Jiangsu Jinluo New Material Technology Co., Ltd. produces TPU layflat hose across most of these categories, from oilfield fracturing hose to agricultural drag hose and trenchless rehabilitation hose, with calibers generally ranging from 2 to 16 inches and customizable lengths depending on the application.

Food Grade TPU Hose and Abrasion Resistant TPU Hose

Food grade TPU hose is manufactured using polyurethane formulations that are free of the plasticizers and additives that raise contamination concerns, and it's typically specified for drinking water delivery, potable water transfer at remote sites, and short-term food or beverage fluid handling. Buyers sourcing food grade hose should confirm that the specific formulation used for the inner liner — not just the hose in general — carries relevant food-contact certification, since a hose's outer cover and inner liner are not always made from the same grade of material.

Abrasion resistant TPU hose is the more common concern for the majority of industrial buyers, since most TPU hose failures in the field come from surface wear rather than pressure failure — dragging over rock, sand, or concrete gradually thins the outer cover until the reinforcement layer is exposed. Abrasion resistance in TPU hose comes primarily from the hardness and thickness of the outer cover layer, and manufacturers can adjust the polyurethane formulation to trade off some flexibility for a harder, more wear-resistant surface where a hose will be dragged repeatedly over rough terrain, such as in mining dewatering or oilfield applications.

Can TPU Hose Be Used Outdoors?

Yes — TPU hose is generally well suited to outdoor use, and this is one of its main advantages over PVC. Quality TPU formulations resist UV degradation better than standard PVC, hold their flexibility across a wide temperature range (commonly cited from around -40°C to 70°C for industrial-grade hose), and don't absorb moisture in a way that would promote mildew or internal degradation during long-term outdoor storage.

That said, "can be used outdoors" and "should be left exposed indefinitely without any care" are different questions. Even UV-stabilized TPU hose benefits from being coiled or spooled rather than left kinked in direct sun for months at a time, and hose stored near chemicals, fuel, or extreme heat sources should be checked periodically for surface changes.

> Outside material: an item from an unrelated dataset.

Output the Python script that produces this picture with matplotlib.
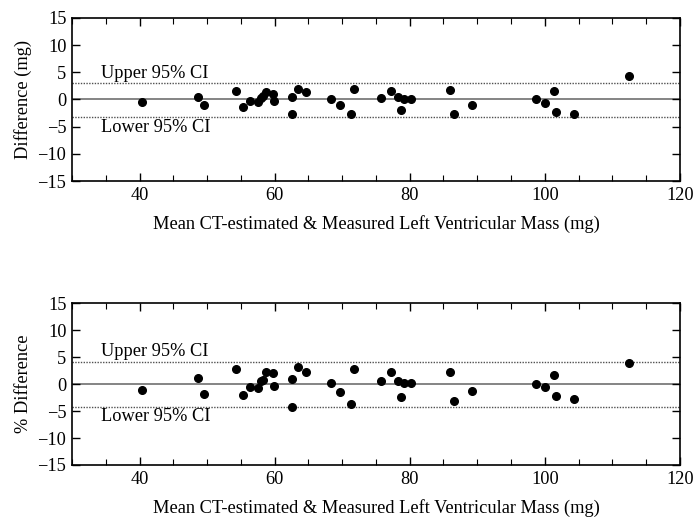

For genuinely long-term fixed outdoor installations — as opposed to seasonal or temporary deployment — some buyers still prefer permanently installed pipe, reserving TPU layflat hose for the portable, rapidly deployed sections of a system where its flexibility and light weight are the deciding factors.

How to Choose the Right TPU Hose

Choosing the right TPU hose comes down to matching four specifications to the actual job, rather than defaulting to the largest or highest-rated hose available.

  1. Working pressure: identify the maximum pressure your pump or system will generate, then select a hose with a working pressure rating comfortably above that figure, not just equal to it.
  2. Diameter and flow rate: undersizing diameter to save cost often costs more in the long run through pump strain and reduced flow efficiency over long hose runs.
  3. Surface conditions: hose that will be dragged over rock, sand, or concrete needs a more abrasion resistant TPU hose cover than hose used on a smooth prepared surface.
  4. Fluid compatibility: drinking water, fertilizer, crude oil, and slurry each interact differently with the inner liner, so confirming chemical compatibility with the supplier avoids premature liner degradation.

It's also worth asking a supplier directly about caliber range and customization options, since a hose built for one job — say, agricultural irrigation — is not automatically the right specification for oilfield or mining use even if the diameter looks similar on paper. As a manufacturer working across oil and gas, mining, agricultural, and municipal hose applications, Jinluo generally recommends reviewing both the working pressure and the reinforcement type together with the intended terrain before finalizing a specification, since these two factors interact more than buyers often expect.